The tyranny of the commons

The tyranny of the commons

This tendency to emphasize the needs of the many against the needs of the few serves to highlight how little politicians and leaders understand the psychology of the individual.

It is a rare person who sees the broad collective good as both aspiration and moral imperative. Instead we have people who seize upon the aspirational. The glowing benefits of the end of struggles which are personally impactful.
This is the trap of the idealist.

I say trap because many idealists fall away from the struggle for better in the persuit of best. Discarding incremental lasting change in order to create the large mediapathic spectacle of demonstration or sweeping, one stroke changes. The failing is this: such actions and changes are fragile. They have no foundation and unless such change is shored up after the fact, they are poised to fall.

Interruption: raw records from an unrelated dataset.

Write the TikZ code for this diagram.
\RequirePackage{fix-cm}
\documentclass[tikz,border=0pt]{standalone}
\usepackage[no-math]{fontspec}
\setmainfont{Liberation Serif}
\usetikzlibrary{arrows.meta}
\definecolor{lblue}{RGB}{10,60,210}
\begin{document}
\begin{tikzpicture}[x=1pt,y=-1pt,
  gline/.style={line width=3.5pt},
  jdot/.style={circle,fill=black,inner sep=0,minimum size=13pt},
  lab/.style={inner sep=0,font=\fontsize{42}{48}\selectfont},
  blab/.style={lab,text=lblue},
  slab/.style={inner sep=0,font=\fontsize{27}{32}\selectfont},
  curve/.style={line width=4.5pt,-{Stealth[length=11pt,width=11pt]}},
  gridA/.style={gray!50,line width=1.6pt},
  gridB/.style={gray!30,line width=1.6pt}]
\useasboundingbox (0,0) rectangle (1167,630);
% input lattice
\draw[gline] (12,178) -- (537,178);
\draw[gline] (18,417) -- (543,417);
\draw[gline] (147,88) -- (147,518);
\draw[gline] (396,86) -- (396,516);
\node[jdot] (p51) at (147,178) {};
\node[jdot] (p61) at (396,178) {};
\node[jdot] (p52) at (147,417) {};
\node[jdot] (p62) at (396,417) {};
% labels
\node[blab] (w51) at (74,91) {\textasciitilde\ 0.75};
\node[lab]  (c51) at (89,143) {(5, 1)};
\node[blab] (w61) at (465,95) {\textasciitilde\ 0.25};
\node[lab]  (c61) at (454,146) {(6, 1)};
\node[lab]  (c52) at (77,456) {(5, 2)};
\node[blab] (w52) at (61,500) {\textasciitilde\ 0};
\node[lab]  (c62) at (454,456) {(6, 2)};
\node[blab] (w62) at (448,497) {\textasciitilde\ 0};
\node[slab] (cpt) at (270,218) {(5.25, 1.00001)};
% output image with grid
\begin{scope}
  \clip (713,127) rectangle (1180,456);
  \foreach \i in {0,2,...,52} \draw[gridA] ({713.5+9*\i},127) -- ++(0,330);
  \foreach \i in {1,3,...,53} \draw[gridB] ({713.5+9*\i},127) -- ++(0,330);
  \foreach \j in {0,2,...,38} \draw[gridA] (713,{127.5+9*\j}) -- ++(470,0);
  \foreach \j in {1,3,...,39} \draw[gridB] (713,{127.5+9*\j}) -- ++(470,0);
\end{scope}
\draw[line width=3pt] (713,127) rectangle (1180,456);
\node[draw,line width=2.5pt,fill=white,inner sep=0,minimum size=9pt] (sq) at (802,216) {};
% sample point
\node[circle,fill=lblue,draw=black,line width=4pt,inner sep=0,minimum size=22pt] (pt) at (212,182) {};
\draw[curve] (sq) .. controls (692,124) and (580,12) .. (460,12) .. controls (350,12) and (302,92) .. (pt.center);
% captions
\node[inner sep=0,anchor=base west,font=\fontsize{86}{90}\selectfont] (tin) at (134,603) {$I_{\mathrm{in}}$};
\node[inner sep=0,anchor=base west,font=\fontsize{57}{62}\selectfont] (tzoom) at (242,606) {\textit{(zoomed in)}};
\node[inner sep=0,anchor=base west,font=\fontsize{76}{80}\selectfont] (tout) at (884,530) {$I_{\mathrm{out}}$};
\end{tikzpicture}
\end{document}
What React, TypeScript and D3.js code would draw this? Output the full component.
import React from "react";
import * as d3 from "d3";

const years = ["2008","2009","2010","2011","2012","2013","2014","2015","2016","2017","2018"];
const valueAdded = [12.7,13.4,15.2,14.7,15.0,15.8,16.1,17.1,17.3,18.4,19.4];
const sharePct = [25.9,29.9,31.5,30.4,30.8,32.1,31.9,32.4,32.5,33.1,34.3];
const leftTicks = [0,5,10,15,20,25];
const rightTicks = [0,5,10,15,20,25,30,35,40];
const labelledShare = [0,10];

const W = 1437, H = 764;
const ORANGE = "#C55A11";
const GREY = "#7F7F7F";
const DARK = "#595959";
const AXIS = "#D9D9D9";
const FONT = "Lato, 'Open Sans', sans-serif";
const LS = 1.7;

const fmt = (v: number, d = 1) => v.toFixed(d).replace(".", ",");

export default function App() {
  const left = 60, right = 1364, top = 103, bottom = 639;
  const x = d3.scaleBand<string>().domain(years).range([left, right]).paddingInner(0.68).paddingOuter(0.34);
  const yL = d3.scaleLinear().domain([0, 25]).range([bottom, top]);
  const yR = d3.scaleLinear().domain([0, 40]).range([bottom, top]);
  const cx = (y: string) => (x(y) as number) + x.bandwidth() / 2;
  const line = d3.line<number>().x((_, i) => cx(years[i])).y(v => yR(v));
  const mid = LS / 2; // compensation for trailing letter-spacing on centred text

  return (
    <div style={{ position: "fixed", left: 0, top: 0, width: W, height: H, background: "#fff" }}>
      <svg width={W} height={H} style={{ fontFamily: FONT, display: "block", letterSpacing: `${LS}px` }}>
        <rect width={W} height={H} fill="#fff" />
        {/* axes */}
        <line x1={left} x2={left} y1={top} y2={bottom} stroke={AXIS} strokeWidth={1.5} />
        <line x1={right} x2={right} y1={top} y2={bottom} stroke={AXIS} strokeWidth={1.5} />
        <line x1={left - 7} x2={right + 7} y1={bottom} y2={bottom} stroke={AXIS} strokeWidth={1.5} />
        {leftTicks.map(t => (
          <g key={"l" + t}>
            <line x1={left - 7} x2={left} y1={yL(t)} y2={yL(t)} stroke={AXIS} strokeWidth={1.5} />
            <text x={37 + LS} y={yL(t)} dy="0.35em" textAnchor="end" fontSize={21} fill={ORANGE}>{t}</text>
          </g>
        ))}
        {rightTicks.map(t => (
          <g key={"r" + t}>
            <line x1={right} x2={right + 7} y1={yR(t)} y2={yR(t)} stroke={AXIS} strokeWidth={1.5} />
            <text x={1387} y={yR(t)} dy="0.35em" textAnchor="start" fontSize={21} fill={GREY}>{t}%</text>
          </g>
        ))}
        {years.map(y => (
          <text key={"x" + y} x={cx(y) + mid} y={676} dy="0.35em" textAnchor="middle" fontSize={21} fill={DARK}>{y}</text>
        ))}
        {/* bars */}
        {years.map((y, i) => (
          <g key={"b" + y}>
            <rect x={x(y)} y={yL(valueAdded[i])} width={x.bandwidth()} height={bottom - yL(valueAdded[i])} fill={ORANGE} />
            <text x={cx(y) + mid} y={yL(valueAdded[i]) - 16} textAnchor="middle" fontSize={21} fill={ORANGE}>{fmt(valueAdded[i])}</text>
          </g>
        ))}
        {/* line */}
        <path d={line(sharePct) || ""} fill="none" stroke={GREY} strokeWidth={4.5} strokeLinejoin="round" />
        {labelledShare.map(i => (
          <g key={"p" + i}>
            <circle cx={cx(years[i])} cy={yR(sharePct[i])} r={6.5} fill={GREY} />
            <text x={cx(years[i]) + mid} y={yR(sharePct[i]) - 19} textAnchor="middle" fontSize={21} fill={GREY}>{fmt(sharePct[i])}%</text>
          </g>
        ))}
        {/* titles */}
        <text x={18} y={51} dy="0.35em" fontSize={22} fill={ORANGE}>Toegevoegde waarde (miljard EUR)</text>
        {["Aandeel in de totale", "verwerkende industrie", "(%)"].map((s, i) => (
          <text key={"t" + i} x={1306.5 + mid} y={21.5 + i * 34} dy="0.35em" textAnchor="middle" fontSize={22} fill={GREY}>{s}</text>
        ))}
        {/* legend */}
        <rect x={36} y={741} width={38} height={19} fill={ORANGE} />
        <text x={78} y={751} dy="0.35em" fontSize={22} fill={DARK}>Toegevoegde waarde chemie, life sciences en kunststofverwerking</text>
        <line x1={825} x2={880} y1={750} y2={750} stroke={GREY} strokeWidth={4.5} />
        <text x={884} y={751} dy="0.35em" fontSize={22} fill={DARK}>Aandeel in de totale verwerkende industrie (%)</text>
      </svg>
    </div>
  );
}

But the idealist fails to see this. Instead of a step on the road, one triumph is declared victory. The bulk of those seeking change look to these idealists as leaders and they fall away from movements because of this.

Without the implicit and expressed moral imperative for changes, our leaders will rest on their laurels. Waiting for new people to take up the fight.

The second concern is this: That in seeking large sweeping change we set ourselves up for the trap. By excluding anything but full and sudden action from our success criteria we set ourselves up to fail. And as those failures drag on, we ablate away the less resolute supporters. Support which is required to push these agendas forward.

So the question becomes, how do we mobilize for changes which require a large percentage of the population to agree with those changes as neccesary?

Politicians would say that voting for them at the national level is vital. And they aren’t wrong but they aren’t right either.

What is neccesary is the creation and motivation of small grassroots efforts. Ones which are united enough to push forward but small enough or embattled enough to resist outside influence. We see that when a grassroots movement gets large enough it becomes vulnerable to takeover. We saw that with the Occupy Wallstreet movement and the Tea party movement. Both started as small grassroots organizations which as they metastasized radically shifted into organizations which were often at odds with their founding principles.